The second time Kinew was strangled in public came after he shouted a joke through the open doors of a community bingo hall. The bingo caller grabbed him by the throat and began choking him. As Kinew – still just a scrawny child – struggled, the man swore at him and issued a racial slur. This time, Kinew broke free of the chokehold on his own, pushing the man away.

“I was never raised to be somebody who would keep my mouth shut,” Kinew says. “I was raised to speak my mind. I hope that I’m starting to do that in a way that’s productive and not harmful.”

He is. In his teens, Kinew became a rapper in a group called Dead Indians and travelled North America performing. He then became a reporter, first for CBC Winnipeg and later for Al Jazeera America. He hosted the CBC documentary series 8th Fire, guest-hosted CBC Radio’s cultural program Q, became an honorary witness for the Truth and Reconciliation Commission of Canada, and is now associate vice-president of indigenous affairs at the University of Winnipeg.

Last year, the man who has grown from a back-talker into a passionate and eloquent speaker commanded national attention championing Joseph Boyden’s novel, The Orenda, on CBC’s Canada Reads. (This year, he hosted the competition.) The precise way Kinew spoke his mind, positioning The Orenda at the centre of a wider debate about aboriginal issues in this country, drew the attention of Penguin Random House Canada.

“He was a revelation on Canada Reads,” says Diane Turbide, Penguin Canada’s publishing director and Kinew’s editor. “His intensity, his articulateness, his presence, were very impressive. We all wanted to know more about this person.”

The Reason You Walk – the 33-year-old author’s new memoir, forthcoming in September from Penguin Canada – tells more. The book is Kinew’s attempt to add his voice to a conversation about truth and reconciliation, but not in the capital-lettered sense. It’s a deeply personal account of his father’s terrifying years in residential schools and the cascading trauma through Wab’s own life.

While tracing his family history, Kinew faces issues – a distant, emotionally battered parent; a struggle with alcoholism; a tendency toward confronting differences with violence – that can only be dealt with through self-analysis and self-clemency. His story has no filters. It pursues forgiveness, but not by running away from the ugliness that makes forgiveness necessary.

Wab Kinew September 2015

(photo: Pat O’Rourke)

“This thing called reconciliation, whether it’s on a national level or on a really personal level between two people, it’s a messy thing,” Kinew says. “No one is perfect and we all have dark aspects of our personalities and challenges that we’re trying to work through.”

The search for reconciliation doesn’t always make for comfortable reading. Penguin Canada publisher Nicole Winstanley says this is part of what attracted Penguin to Kinew. Winstanley watched him in person on Canada Reads and worked hard to sign his memoir and his forthcoming children’s book, which is still a couple of years away.

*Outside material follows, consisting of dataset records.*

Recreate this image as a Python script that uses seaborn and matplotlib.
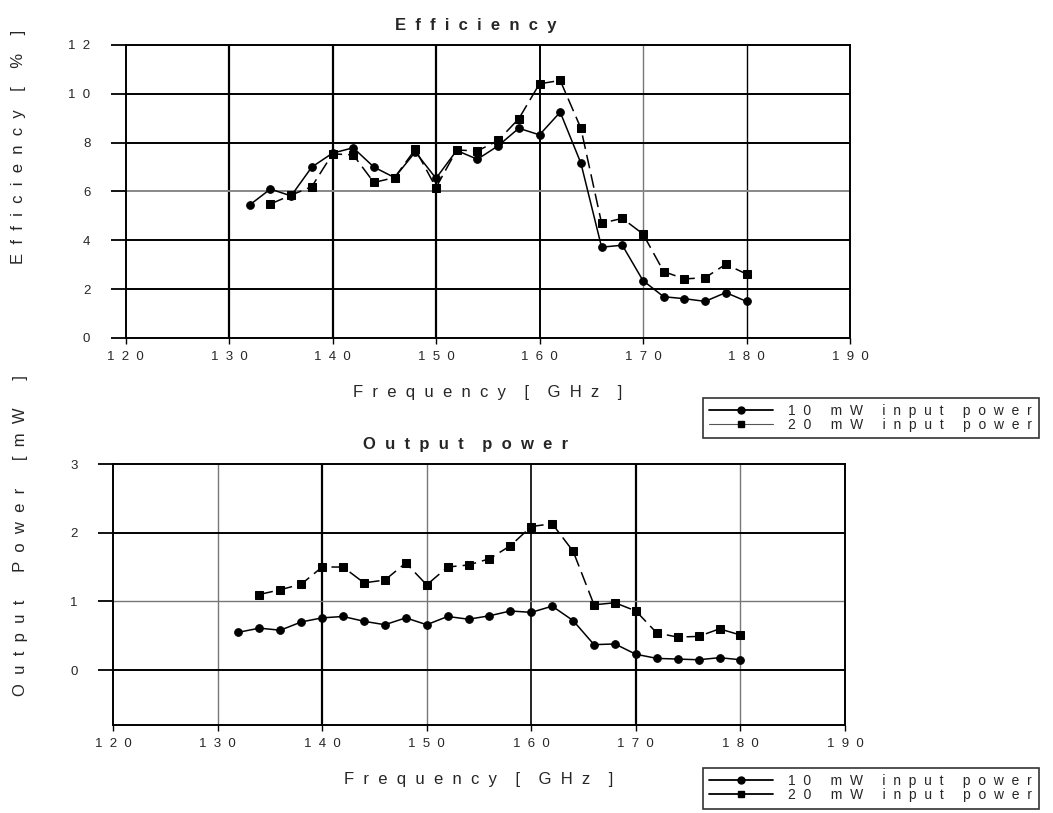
import numpy as np
import pandas as pd
import matplotlib
matplotlib.use("Agg")
import matplotlib.pyplot as plt
from matplotlib.lines import Line2D
import seaborn as sns

# ---- data ----
freq_10 = [132, 134, 136, 138, 140, 142, 144, 146, 148, 150, 152, 154, 156, 158, 160,
           162, 164, 166, 168, 170, 172, 174, 176, 178, 180]
freq_20 = freq_10[1:]
eff_10 = [5.45, 6.10, 5.82, 7.00, 7.57, 7.79, 7.00, 6.57, 7.62, 6.54, 7.68, 7.32, 7.87, 8.59, 8.32,
          9.25, 7.16, 3.72, 3.80, 2.35, 1.69, 1.61, 1.50, 1.86, 1.50]
eff_20 = [5.49, 5.85, 6.20, 7.54, 7.50, 6.37, 6.57, 7.73, 6.16, 7.70, 7.66, 8.09, 8.98, 10.41,
          10.55, 8.59, 4.70, 4.90, 4.26, 2.72, 2.42, 2.47, 3.02, 2.62]
pow_10 = [0.55, 0.61, 0.58, 0.70, 0.76, 0.78, 0.71, 0.66, 0.76, 0.66, 0.78, 0.74, 0.79, 0.86, 0.84,
          0.93, 0.72, 0.37, 0.38, 0.23, 0.17, 0.16, 0.15, 0.18, 0.15]
pow_20 = [1.10, 1.17, 1.25, 1.50, 1.50, 1.27, 1.31, 1.56, 1.24, 1.50, 1.53, 1.62, 1.81, 2.09,
          2.13, 1.73, 0.95, 0.98, 0.86, 0.54, 0.48, 0.49, 0.60, 0.51]
x_ticks = [120, 130, 140, 150, 160, 170, 180, 190]
eff_ticks = [0, 2, 4, 6, 8, 10, 12]
pow_ticks = [0, 1, 2, 3]
series_labels = ["10 mW input power", "20 mW input power"]


def sp(text, n_in=2, n_word=5):
    """Letter-spaced text like the original chart."""
    return (" " * n_word).join((" " * n_in).join(w) for w in text.split(" "))


sns.set_style("white")
plt.rcParams["font.family"] = ["Liberation Sans", "DejaVu Sans"]

W, H = 1053, 813
fig = plt.figure(figsize=(W / 100, H / 100), dpi=100)


def fr(l, r, t, b):
    return [l / W, 1 - b / H, (r - l) / W, (b - t) / H]


ax1 = fig.add_axes(fr(125.5, 850, 45, 338))
ax2 = fig.add_axes(fr(113, 845, 464, 725))

df10 = pd.DataFrame({"f": freq_10, "eff": eff_10, "pw": pow_10})
df20 = pd.DataFrame({"f": freq_20, "eff": eff_20, "pw": pow_20})


def draw(ax, ycol, ylim, yticks, vstyle, hstyle, ylabel, title, title_x):
    ax.set_xlim(120, 190)
    ax.set_ylim(*ylim)
    for xv, (c, lw) in vstyle.items():
        ax.axvline(xv, color=c, lw=lw, zorder=0)
    for yv, (c, lw) in hstyle.items():
        ax.axhline(yv, color=c, lw=lw, zorder=0)
    sns.lineplot(data=df10, x="f", y=ycol, ax=ax, color="black", lw=1.1,
                 marker="o", markersize=5.5, markeredgecolor="black", zorder=3)
    sns.lineplot(data=df20, x="f", y=ycol, ax=ax, color="black", lw=1.1,
                 linestyle=(0, (9, 4)), marker="s", markersize=5.5,
                 markeredgecolor="black", zorder=3)
    ax.set_xticks(x_ticks)
    ax.set_xticklabels([sp(str(v), 2) for v in x_ticks], fontsize=9.5)
    ax.set_yticks(yticks)
    ax.set_yticklabels([sp(str(v), 2) for v in yticks], fontsize=9.5)
    ax.tick_params(axis="y", length=10.8, width=1.3, pad=14.5, left=True, color="black")
    ax.tick_params(axis="x", length=4, width=1.0, pad=5, bottom=True, color="black")
    for s in ax.spines.values():
        s.set_color("black")
        s.set_linewidth(1.4)
    ax.set_xlabel(sp("Frequency [ GHz ]", 2, 4), fontsize=12, labelpad=16)
    ax.set_ylabel(ylabel, fontsize=12)
    t = ax.set_title(title, fontsize=12, fontweight="bold", pad=11)
    t.set_x(title_x)


draw(ax1, "eff", (0, 12), eff_ticks,
     {130: ("black", 1.6), 140: ("black", 1.6), 150: ("black", 1.6),
      160: ("black", 1.4), 170: ("#777777", 1.0), 180: ("black", 1.0)},
     {2: ("black", 1.4), 4: ("black", 1.4), 6: ("#888888", 1.4),
      8: ("black", 1.4), 10: ("black", 1.4)},
     sp("Efficiency [ % ]", 2, 4), sp("Efficiency", 2), 0.484)
draw(ax2, "pw", (-0.8, 3), pow_ticks,
     {130: ("#777777", 1.0), 140: ("black", 1.6), 150: ("#777777", 1.0),
      160: ("black", 1.2), 170: ("black", 1.6), 180: ("#777777", 1.0)},
     {2: ("black", 1.4), 1: ("#777777", 1.0), 0: ("black", 1.4)},
     sp("Output Power [mW ]", 2, 6), sp("Output power", 2, 4), 0.481)
ax1.yaxis.set_label_coords(-0.137, 0.652)
ax2.yaxis.set_label_coords(-0.116, 0.724)


def legend_at(top_px, second_color, second_lw):
    handles = [
        Line2D([], [], color="black", lw=1.3, marker="o", markersize=5),
        Line2D([], [], color=second_color, lw=second_lw, marker="s", markersize=5,
               markeredgecolor="black", markerfacecolor="black"),
    ]
    leg = fig.legend(handles, [sp(s, 2, 5) for s in series_labels], loc="upper left",
                     bbox_to_anchor=(703 / W, 1 - top_px / H),
                     fontsize=10, handlelength=4.6, handletextpad=1.1,
                     labelspacing=0.0, borderpad=0.45, frameon=True,
                     fancybox=False, borderaxespad=0)
    f = leg.get_frame()
    f.set_edgecolor("black")
    f.set_linewidth(1.2)
    return leg


legend_at(398, "#555555", 0.8)
legend_at(768, "black", 1.3)

fig.savefig("out.png", dpi=100)
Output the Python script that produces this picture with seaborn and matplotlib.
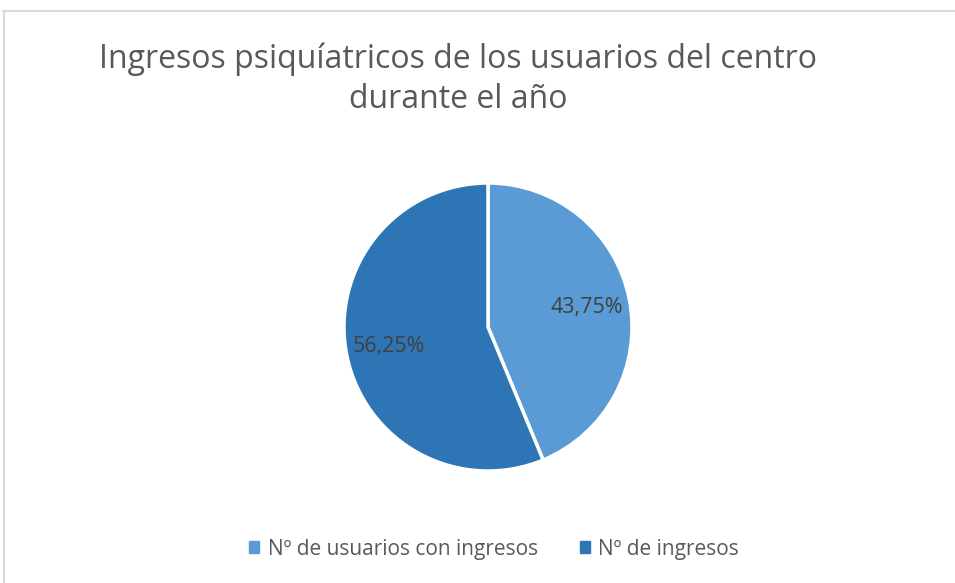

“What’s exciting about this book is what was exciting about him [on Canada Reads]: the confidence and directness of his voice, the strength of his passion, and his pure, unadulterated honesty,” Winstanley says. “Wab makes you feel uncomfortable. Some books make you feel uncomfortable and you put them down. Some books make you feel uncomfortable and you realize you should have been uncomfortable with this all along.”

Kinew didn’t set out to write the definitive text about residential schools or reconciliation, or to become a figurehead – but he has. Boyden calls Kinew a bridge between native and non-native cultures.

“I don’t think it’s accidental that he’s become a spokesperson,” Boyden says. “I think it’s exactly what the country needs: they need to see strong, young aboriginal voices that are direct, that are unwavering in what they have to say, that do speak about reconciliation.”

Turbide agrees: “He’s an inspiring example of a modern, educated aboriginal, determined to hang on to the best of his culture, determined to see justice done.”

Kinew wants to show that the lines between indigenous and non-indigenous cultures don’t reflect what most Canadians imagine. He worries about being a good father, about respecting his partner, about relating to his parents, and about trying to find meaningful work. These are struggles that transcend any single community, though Kinew offers lessons from within his own to overcome them.

“The life that we lead is such that things are always being pushed apart and conflict is often being sown,” Kinew says. “So one of the primary skills we have to learn if we want to be good people is the ability to take things that have been broken apart and put them back together, the ability to take relationships that have been harmed and try to fix them.”

That, he teaches us, is the reason you walk. The reason you walk and, maybe, also the reason you speak.